Effect of post-heat-treatment on thermal and physical characteristics of NiTi tubes produced via conventional drawing and laser powder bed fusion

Abstract

NiTi is one the metal alloys exhibiting shape memory and superelasticity which makes it suitable for a wide range of engineering and biomedical applications. Nickel-rich NiTi requires heat treatment and cold work as post-processing steps to enable appropriate phase production for final applications. In the current work, NiTi tubes (50.8%Ni-49.2%Ti) produced using Laser Powder Bed Fusion (PBF-LB) and conventional drawing were heat treated at a constant temperature of 500 °C for 10, 30, and 60 min.
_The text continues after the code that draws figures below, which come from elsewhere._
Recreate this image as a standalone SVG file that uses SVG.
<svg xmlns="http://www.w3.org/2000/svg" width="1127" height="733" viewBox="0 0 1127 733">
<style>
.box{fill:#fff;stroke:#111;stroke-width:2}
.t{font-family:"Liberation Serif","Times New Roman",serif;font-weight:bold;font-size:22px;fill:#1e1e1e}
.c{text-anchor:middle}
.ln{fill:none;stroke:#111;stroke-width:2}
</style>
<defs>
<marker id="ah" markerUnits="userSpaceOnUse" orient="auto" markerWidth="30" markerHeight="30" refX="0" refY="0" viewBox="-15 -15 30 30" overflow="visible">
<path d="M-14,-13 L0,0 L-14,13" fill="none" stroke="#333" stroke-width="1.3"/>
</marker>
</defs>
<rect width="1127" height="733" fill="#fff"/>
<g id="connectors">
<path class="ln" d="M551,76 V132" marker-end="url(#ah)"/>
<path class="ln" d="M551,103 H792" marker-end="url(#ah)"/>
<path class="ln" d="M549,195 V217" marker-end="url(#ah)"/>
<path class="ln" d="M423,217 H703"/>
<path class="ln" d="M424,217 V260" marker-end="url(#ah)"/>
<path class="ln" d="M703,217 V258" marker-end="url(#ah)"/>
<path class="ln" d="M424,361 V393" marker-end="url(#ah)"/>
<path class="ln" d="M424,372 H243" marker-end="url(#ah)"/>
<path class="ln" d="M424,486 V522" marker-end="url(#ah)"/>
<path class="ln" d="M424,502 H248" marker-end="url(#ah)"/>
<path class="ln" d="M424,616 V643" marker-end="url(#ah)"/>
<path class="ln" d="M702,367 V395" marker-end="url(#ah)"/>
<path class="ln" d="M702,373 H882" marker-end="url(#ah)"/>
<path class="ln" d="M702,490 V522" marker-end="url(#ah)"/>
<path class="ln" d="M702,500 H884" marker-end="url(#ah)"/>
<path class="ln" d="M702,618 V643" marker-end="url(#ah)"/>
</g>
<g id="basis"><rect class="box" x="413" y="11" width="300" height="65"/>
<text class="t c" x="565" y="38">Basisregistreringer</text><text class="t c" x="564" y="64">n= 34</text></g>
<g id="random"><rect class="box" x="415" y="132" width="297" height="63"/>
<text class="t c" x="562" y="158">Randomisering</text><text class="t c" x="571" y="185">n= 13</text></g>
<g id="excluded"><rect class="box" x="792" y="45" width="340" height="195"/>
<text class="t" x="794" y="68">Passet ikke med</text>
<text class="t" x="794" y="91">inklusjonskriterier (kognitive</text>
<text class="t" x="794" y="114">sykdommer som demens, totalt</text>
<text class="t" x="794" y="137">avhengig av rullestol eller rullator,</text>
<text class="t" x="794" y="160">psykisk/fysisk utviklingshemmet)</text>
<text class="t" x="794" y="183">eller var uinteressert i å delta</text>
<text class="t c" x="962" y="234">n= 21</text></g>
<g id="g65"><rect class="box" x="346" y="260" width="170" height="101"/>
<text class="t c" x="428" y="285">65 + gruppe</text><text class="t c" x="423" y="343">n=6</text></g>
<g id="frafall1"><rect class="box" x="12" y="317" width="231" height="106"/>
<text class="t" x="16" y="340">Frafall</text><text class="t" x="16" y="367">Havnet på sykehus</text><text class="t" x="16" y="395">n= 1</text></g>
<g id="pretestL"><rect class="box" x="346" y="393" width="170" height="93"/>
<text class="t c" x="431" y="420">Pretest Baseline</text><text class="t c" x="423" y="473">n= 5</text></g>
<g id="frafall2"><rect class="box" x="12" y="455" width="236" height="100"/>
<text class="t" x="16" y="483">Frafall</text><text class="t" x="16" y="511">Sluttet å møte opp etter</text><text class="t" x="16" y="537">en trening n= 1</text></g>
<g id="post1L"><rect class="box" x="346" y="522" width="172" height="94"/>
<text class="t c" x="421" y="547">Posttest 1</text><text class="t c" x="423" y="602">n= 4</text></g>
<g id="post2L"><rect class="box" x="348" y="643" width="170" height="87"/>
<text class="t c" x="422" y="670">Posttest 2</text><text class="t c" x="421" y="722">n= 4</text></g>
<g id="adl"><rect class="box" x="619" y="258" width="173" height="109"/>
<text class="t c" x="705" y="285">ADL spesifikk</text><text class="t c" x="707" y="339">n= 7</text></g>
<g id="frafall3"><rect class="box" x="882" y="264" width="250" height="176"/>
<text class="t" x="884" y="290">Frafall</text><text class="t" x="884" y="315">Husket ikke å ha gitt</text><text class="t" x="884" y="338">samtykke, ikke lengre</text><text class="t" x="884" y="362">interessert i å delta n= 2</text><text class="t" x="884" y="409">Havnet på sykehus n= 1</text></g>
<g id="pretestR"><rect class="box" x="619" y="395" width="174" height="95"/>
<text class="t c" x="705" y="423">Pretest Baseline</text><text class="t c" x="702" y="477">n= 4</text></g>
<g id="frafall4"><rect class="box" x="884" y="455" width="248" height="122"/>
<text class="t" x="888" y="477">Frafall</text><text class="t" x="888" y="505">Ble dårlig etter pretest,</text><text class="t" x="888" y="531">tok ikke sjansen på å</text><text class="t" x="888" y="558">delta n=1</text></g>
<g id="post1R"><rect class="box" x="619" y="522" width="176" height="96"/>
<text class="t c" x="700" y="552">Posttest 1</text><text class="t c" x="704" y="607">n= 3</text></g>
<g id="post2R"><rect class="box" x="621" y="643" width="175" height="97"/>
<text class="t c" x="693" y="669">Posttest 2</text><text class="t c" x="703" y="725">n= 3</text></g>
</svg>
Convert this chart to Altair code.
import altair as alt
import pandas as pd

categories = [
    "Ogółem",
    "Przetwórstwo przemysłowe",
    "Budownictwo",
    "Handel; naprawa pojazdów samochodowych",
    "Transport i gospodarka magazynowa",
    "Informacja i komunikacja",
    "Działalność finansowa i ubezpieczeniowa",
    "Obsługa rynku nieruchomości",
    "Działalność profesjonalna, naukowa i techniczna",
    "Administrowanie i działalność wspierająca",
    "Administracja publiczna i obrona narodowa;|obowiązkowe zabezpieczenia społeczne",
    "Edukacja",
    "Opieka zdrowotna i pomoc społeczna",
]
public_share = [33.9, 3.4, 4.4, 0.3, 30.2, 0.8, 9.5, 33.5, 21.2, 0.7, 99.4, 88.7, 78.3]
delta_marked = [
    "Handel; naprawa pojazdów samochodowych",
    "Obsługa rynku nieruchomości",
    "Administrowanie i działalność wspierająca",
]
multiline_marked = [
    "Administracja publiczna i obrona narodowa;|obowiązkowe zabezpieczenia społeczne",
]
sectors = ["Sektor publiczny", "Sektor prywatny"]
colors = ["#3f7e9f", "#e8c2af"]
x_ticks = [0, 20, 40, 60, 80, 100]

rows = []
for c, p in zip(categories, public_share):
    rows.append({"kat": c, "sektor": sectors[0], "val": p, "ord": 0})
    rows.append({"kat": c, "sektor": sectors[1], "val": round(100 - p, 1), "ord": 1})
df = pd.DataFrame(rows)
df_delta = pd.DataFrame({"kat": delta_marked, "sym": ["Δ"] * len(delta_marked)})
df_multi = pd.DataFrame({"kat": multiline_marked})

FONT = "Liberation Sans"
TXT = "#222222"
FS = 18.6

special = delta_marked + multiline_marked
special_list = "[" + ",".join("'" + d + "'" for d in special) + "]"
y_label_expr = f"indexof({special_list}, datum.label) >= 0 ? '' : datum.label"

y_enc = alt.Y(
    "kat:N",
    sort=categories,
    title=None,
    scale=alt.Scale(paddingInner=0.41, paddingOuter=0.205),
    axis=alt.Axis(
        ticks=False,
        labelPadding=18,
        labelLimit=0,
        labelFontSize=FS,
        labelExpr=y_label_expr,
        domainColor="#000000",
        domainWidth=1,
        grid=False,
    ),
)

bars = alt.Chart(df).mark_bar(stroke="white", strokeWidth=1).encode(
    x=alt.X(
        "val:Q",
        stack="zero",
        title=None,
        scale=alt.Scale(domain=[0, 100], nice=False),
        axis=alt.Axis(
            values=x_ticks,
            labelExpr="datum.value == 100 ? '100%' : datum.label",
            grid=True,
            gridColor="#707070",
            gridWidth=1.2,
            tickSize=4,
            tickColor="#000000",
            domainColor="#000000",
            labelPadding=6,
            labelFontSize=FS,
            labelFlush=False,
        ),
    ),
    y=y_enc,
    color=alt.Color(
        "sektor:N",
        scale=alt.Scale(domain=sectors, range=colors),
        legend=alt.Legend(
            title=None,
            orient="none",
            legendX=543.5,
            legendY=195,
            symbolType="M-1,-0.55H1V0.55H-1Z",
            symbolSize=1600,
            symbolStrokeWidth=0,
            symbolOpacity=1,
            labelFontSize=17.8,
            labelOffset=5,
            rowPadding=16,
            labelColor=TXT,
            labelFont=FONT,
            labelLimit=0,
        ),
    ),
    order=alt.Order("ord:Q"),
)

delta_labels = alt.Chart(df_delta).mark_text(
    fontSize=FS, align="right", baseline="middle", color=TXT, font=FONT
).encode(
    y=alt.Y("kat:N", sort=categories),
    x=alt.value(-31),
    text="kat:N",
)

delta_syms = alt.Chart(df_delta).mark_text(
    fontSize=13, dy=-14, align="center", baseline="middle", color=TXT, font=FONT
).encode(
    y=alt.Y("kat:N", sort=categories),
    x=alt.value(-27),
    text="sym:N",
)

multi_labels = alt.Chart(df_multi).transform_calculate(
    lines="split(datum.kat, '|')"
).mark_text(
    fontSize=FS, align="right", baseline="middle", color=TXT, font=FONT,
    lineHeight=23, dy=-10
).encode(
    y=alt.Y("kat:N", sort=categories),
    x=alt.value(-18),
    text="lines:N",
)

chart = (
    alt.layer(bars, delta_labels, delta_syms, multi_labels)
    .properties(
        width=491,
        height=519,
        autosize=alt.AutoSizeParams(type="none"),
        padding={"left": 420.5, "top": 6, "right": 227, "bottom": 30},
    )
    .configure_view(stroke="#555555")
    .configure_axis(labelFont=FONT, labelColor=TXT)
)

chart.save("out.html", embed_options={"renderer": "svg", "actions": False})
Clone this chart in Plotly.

Differential scanning calorimetry results indicate that the austenite finish temperatures for the tubes were set at 25.4 °C and 26.62 °C after 60 min of heat treatment for the PBF-LB and conventionally drawn tubes respectively. The enthalpy of phase transformation for PBF-LB tubes increased from 2.89 J/g to 17.14 J/g while for conventionally drawn tubes it increased from 5.41 J/g to 16.08 J/g. The EDX measurements on as-built and heat-treated tubes indicated no loss of nickel during the heat-treatment process. The thermal expansion results show an unstable evolution of CTEs in as-built NiTi tubes which were stabilized via heat-treated with resulting CTE ≈11.4 × 10−6/ºC. The hardness decreased in the heat-treated tubes as compared to the as-built tubes. The hardness decreased by 12.6% for PBF-LB and 12.4% for the conventionally drawn tubes respectively.